** BEGIN **

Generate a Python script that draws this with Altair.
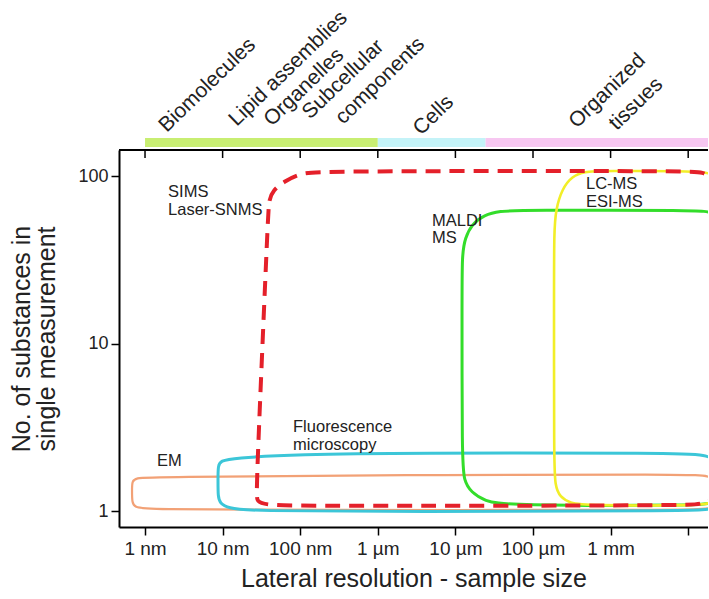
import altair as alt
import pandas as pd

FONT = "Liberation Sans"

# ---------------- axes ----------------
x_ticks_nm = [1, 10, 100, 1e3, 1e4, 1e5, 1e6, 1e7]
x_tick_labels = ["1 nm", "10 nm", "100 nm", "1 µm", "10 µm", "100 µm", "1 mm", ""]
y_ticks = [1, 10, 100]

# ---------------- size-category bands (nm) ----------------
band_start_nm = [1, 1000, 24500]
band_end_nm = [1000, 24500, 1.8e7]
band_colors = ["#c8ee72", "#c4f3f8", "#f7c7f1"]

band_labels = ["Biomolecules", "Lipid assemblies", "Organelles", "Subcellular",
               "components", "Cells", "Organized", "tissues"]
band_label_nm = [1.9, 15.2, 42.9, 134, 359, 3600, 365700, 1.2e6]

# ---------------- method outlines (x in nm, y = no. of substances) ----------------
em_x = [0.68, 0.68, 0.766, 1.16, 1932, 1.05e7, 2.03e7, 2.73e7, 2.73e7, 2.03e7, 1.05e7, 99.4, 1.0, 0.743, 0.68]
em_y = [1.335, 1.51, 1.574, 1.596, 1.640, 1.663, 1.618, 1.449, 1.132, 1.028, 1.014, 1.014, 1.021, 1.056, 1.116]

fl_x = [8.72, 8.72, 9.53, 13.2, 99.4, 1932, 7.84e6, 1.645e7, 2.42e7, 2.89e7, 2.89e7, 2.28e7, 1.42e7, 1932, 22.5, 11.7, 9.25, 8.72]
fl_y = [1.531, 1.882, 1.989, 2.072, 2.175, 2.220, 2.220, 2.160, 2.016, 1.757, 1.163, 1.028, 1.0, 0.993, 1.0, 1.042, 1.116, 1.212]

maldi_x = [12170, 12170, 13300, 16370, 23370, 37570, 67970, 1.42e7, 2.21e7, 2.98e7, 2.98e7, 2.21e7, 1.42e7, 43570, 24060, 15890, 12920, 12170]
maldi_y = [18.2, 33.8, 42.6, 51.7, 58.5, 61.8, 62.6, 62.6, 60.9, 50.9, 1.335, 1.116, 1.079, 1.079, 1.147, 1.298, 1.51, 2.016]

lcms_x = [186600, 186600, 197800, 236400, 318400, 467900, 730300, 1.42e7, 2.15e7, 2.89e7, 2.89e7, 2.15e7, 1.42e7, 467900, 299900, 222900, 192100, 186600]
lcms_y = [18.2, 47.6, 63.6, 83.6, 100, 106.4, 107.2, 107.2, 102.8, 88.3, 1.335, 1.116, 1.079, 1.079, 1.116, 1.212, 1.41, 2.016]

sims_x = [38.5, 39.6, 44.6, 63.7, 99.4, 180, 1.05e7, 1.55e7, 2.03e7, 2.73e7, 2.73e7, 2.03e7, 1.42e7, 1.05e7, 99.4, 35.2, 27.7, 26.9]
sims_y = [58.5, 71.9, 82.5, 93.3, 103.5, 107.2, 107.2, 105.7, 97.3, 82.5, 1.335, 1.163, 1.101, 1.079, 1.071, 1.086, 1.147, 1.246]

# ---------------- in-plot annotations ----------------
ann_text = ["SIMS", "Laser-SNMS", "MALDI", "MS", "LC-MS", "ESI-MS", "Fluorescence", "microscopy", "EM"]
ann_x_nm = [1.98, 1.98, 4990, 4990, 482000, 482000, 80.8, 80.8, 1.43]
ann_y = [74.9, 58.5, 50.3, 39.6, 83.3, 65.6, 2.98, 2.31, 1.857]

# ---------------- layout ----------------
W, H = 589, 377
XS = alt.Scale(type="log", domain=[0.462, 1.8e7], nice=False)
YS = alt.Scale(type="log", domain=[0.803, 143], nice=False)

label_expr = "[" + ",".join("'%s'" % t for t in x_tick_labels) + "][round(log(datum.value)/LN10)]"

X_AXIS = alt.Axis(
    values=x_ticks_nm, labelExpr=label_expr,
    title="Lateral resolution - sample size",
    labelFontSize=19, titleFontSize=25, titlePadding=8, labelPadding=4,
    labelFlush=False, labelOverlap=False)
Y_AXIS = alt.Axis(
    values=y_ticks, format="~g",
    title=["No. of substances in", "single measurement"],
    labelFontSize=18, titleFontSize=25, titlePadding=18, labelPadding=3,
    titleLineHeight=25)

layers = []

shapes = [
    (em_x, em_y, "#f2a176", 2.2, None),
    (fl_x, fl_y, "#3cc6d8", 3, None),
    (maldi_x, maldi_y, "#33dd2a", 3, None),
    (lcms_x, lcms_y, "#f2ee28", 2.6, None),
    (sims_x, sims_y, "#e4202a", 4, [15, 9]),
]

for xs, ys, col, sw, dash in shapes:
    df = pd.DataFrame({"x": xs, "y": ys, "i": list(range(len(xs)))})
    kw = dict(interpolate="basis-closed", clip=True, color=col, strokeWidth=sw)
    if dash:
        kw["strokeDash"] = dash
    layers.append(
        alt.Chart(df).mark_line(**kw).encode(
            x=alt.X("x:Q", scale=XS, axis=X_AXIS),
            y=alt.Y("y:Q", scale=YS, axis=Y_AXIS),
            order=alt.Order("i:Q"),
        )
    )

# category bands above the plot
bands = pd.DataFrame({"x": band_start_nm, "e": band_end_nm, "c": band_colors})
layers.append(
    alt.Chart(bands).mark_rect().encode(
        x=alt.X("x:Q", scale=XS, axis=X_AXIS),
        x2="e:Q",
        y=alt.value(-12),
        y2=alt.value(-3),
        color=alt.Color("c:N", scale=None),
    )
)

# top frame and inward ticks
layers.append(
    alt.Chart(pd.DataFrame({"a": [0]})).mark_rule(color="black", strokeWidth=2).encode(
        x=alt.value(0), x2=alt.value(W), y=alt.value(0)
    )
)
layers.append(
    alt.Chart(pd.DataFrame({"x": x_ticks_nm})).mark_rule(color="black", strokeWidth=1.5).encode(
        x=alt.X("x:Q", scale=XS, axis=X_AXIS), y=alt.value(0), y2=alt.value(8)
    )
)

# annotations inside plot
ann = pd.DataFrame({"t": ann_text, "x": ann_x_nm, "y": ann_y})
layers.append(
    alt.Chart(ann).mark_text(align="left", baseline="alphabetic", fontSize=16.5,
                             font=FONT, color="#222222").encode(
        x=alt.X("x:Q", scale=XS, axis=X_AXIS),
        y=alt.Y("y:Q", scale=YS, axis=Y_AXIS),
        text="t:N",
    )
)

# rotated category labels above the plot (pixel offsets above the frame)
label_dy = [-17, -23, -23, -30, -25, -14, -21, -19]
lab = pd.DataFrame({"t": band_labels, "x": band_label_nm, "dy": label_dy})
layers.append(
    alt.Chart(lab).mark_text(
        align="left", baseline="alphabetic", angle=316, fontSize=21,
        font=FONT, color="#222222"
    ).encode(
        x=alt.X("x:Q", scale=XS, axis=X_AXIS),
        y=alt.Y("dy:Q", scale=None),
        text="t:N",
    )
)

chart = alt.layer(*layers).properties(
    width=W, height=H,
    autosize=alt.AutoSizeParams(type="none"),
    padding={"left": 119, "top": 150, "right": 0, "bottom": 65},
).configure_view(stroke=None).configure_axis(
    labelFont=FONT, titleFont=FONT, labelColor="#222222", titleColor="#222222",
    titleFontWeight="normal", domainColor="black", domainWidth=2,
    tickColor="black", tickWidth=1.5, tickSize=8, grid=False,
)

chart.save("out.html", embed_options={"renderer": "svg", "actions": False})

** END **
** BEGIN **

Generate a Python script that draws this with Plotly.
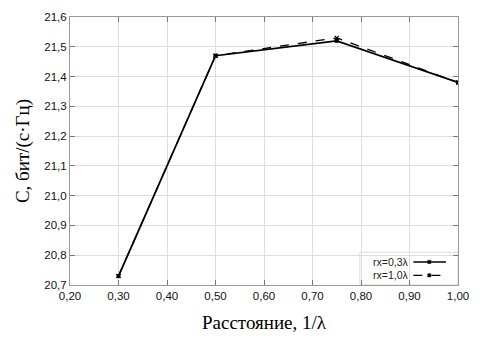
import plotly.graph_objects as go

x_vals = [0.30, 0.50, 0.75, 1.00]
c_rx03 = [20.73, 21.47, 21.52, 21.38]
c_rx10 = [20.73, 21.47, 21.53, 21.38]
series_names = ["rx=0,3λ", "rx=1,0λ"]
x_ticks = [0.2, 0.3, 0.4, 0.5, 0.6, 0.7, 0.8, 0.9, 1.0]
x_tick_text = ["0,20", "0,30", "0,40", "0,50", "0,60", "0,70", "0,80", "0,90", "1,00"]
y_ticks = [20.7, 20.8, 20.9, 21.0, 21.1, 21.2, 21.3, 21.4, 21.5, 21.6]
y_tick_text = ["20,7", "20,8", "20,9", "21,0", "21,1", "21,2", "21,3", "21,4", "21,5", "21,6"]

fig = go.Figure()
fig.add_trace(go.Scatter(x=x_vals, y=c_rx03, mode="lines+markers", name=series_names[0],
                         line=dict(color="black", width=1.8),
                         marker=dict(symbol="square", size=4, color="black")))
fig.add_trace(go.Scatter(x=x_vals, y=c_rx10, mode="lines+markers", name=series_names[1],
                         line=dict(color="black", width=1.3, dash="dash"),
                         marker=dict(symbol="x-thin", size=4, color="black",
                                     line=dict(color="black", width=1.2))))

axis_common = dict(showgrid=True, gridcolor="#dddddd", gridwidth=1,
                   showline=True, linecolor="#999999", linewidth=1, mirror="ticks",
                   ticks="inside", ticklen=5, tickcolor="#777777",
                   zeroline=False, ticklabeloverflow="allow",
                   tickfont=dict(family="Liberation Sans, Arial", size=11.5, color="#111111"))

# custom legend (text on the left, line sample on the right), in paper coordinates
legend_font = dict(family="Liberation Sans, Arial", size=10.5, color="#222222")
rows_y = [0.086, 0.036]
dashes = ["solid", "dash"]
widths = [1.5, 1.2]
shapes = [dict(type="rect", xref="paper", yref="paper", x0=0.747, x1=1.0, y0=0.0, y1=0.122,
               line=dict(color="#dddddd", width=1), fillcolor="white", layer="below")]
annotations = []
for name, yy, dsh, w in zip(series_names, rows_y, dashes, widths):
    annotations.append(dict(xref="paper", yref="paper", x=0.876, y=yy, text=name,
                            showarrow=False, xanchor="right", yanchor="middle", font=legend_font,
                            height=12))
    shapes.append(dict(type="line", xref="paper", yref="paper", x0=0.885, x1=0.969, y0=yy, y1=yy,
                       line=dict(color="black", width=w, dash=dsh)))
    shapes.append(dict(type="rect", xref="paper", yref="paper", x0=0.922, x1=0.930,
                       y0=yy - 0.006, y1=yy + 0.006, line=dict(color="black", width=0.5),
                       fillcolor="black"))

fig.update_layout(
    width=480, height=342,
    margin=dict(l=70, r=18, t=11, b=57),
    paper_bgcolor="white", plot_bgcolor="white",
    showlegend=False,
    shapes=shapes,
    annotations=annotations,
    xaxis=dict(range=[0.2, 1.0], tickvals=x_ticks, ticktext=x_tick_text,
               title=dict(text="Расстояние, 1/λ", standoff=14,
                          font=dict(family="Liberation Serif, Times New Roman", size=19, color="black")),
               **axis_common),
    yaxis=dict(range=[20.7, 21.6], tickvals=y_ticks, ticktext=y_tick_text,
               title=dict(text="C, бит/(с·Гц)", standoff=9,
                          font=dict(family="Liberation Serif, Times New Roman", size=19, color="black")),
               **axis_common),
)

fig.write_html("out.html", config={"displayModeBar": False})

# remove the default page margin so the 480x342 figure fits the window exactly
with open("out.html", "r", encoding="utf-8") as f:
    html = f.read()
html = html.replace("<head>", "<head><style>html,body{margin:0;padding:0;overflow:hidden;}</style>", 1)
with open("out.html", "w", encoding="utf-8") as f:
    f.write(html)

** END **
** BEGIN **

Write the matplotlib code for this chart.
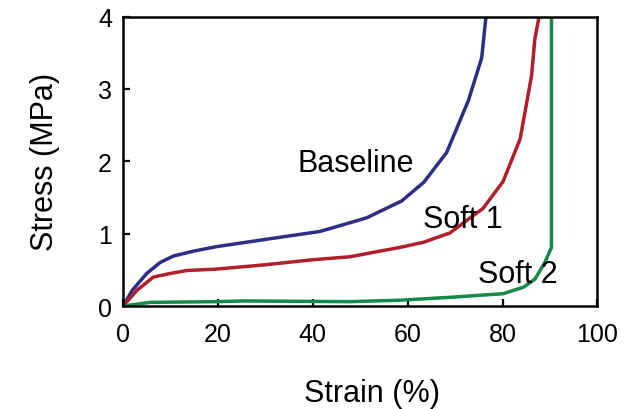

** END **

WHAT YOU SHOULD DO: Copy nothing but the lines above that run from the one with "Generate a Python script that draws this with Plotly." to the one with "import plotly.graph_objects as go", ends included; pictures stay out.

EXERCISE OUTPUT:
Generate a Python script that draws this with Plotly.
import plotly.graph_objects as go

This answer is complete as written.